6. Set the washer to cold
Use cold water to wash your clothes and save 50 percent of the energy you would otherwise use for hot water. Set your dryer on the moisture sensor, not the timer, and cut energy use by 15 percent.
7. Stop drafts
As your father would say, don’t heat or cool the great outdoors. Put weatherstrip around the frames of your front and back doors and save about $30 per year in energy costs.
8. Lower your water temperature
Set your water heater at 120 degrees Fahrenheit. If your heater does not have a temperature gauge, dial down until the water feels hot, not scalding. (Before going too low, make sure your dishwasher has a booster heater, which gets the temperature back to 140 degrees, necessary for proper cleaning.)
9. Use timers on lights
Install occupancy sensors or timers on lights in areas you use only occasionally and for exterior lights, which tend to get left on during the day. The devices start at around $25 per switch. Anyone with basic wiring skills can install them.
10. Go low-flow
With a few twists of the wrist, you can save 25 to 60 percent of the water it takes and 50 percent of the energy necessary to shower and shampoo you and your family. Install a low-flow shower head, which restricts the water output to no more than 2.5 gallons per minute. The shower heads generally run $10 to $20 a pop (some utility companies give them away) and screw into existing fittings.

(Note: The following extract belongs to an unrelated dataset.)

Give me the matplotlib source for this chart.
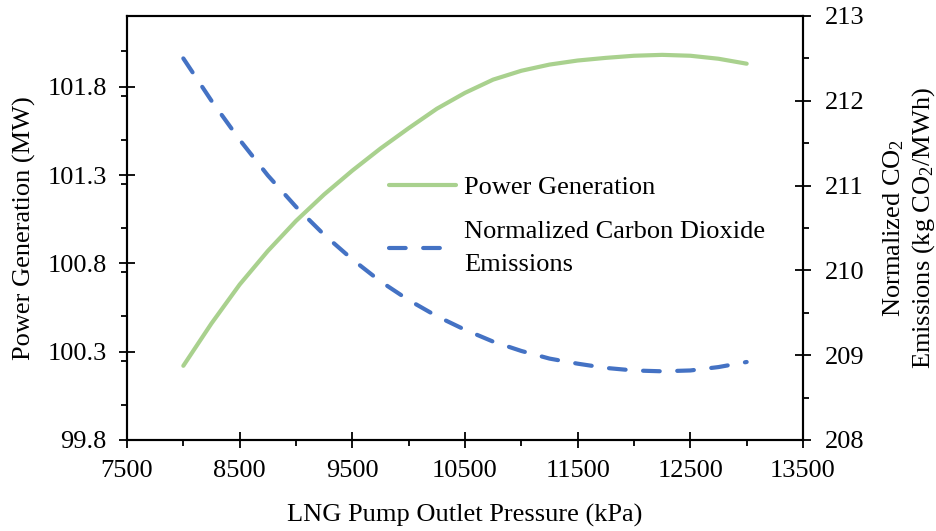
import matplotlib
matplotlib.use("Agg")
import matplotlib.pyplot as plt
from matplotlib.ticker import MultipleLocator

plt.rcParams['font.family'] = ['Liberation Serif', 'DejaVu Serif']
plt.rcParams['mathtext.fontset'] = 'custom'
plt.rcParams['mathtext.rm'] = 'Liberation Serif'
plt.rcParams['mathtext.default'] = 'regular'

pressure = [8000, 8250, 8500, 8750, 9000, 9250, 9500, 9750, 10000, 10250, 10500,
            10750, 11000, 11250, 11500, 11750, 12000, 12250, 12500, 12750, 13000]
power = [100.22, 100.46, 100.68, 100.87, 101.04, 101.19, 101.325, 101.45, 101.565, 101.675, 101.765,
         101.84, 101.89, 101.925, 101.948, 101.963, 101.975, 101.98, 101.975, 101.958, 101.93]
co2 = [212.50, 212.00, 211.54, 211.12, 210.75, 210.42, 210.13, 209.87, 209.65, 209.46, 209.30,
       209.16, 209.05, 208.96, 208.90, 208.85, 208.82, 208.81, 208.82, 208.86, 208.92]

x_ticks = [7500, 8500, 9500, 10500, 11500, 12500, 13500]
left_ticks = [99.8, 100.3, 100.8, 101.3, 101.8]
right_ticks = [208, 209, 210, 211, 212, 213]

green = '#A9D18E'
blue = '#4472C4'
FS = 19

fig = plt.figure(figsize=(9.37, 5.31), dpi=100)
ax = fig.add_axes([127/937, 1-440/531, (803-127)/937, (440-16)/531])
ax2 = ax.twinx()

l1, = ax.plot(pressure, power, color=green, lw=3, solid_capstyle='round',
              solid_joinstyle='round', label='Power Generation')
l2, = ax2.plot(pressure, co2, color=blue, lw=3, dashes=(4, 4.2), dash_capstyle='round',
               dash_joinstyle='round', label='Normalized Carbon Dioxide\nEmissions')

ax.set_xlim(7500, 13500)
ax.set_ylim(99.8, 102.2)
ax2.set_ylim(208, 213)
ax.set_xticks(x_ticks)
ax.set_yticks(left_ticks)
ax2.set_yticks(right_ticks)
ax.xaxis.set_minor_locator(MultipleLocator(500))
ax.yaxis.set_minor_locator(MultipleLocator(0.25))
ax2.yaxis.set_minor_locator(MultipleLocator(0.5))
ax.set_yticklabels([f'{v:.1f}' for v in left_ticks])

for a in (ax, ax2):
    for s in a.spines.values():
        s.set_linewidth(1.5)
ax.tick_params(which='major', direction='inout', length=11, width=1.3, labelsize=FS, pad=9)
ax.tick_params(which='minor', direction='out', length=4.5, width=1.3)
ax.tick_params(axis='x', which='major', pad=9)
ax.tick_params(top=False, right=False, which='both')
ax2.tick_params(which='major', direction='inout', length=11, width=1.3, labelsize=FS, pad=10)
ax2.tick_params(which='minor', direction='out', length=4.5, width=1.3)

ax.set_xlabel('LNG Pump Outlet Pressure (kPa)', fontsize=FS, labelpad=16)
ax.set_ylabel('Power Generation (MW)', fontsize=FS, labelpad=8)
ax2.set_ylabel('Normalized CO$_2$\nEmissions (kg CO$_2$/MWh)', fontsize=FS, labelpad=12,
               linespacing=1.25)

leg = ax.legend([l1, l2], [l1.get_label(), l2.get_label()], loc='upper left',
                bbox_to_anchor=(0.352, 0.68), frameon=False, fontsize=FS,
                handlelength=2.55, handletextpad=0.3, labelspacing=0.85)
for t in leg.get_texts():
    t.set_linespacing(1.6)

fig.savefig('out.png', dpi=100)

Older shower heads send as many as 5.5 gallons per minute (gpm) down the drain. The new fixtures go as low as 1.5 gpm, saving 7,300 gallons and $30 to $100 a year over their 2.5 gpm counterparts.
11. Plug the leaks
A leaky faucet wastes as much as 2,700 gallons in a year—if it doesn’t drive you crazy first. So fix it already.
Test the toilet for leaks, too. Put a drop of food coloring in the toilet tank. If the color shows up in the bowl, your tank is leaking, and you’re wasting up to 200 gallons of water a day.
12. Fill ‘er up
Run full loads of clothes and dishes. Most of the energy used by dishwashers is to heat a set amount of water, so running smaller loads wastes both energy and water. Air-dry dishes for added energy savings.
13. Take care with yard care
Water your outdoor plants in the early morning, before the sun can burn off moisture. And take care not to over-water. Before starting your sprinkler, step on the grass. If the blades spring back, hold off on watering for a day or two. The average lawn needs only one hour of watering a week.
Also, raise your mower blades to the 3-inch setting. Shaggy grass holds moisture longer, requiring less watering.
14. Be a drip
For gardens, consider installing a drip irrigation system, which maintains moisture in the soil. Drip irrigation can reduce water loss by 50 to 60 percent when compared with hand-watering or sprinkler systems.
A drip system consists of a tube or hose with holes or emitters along it. It uses a timer to deliver water to plants. By maintaining the moisture level of the soil, less water is lost to the sun and the wind.
15. Retrofit your faucets
Consider faucet aerators—doohickeys that screw into your faucet threading and cut the water flow from 3 to 4 gallons per minute, to as little as a half-gallon. As the name suggests, aerators blend water and air, reducing the flow without sacrificing pressure. At 50 cents to $3 apiece, the devices are some of the cheapest green gadgets available.
Aerators come in a range of flow rates. A faucet that flows at 1 gpm is fine for the bathroom faucet. But for a little more oomph in the kitchen, use an aerator with a flow rate of at least 2 gpm.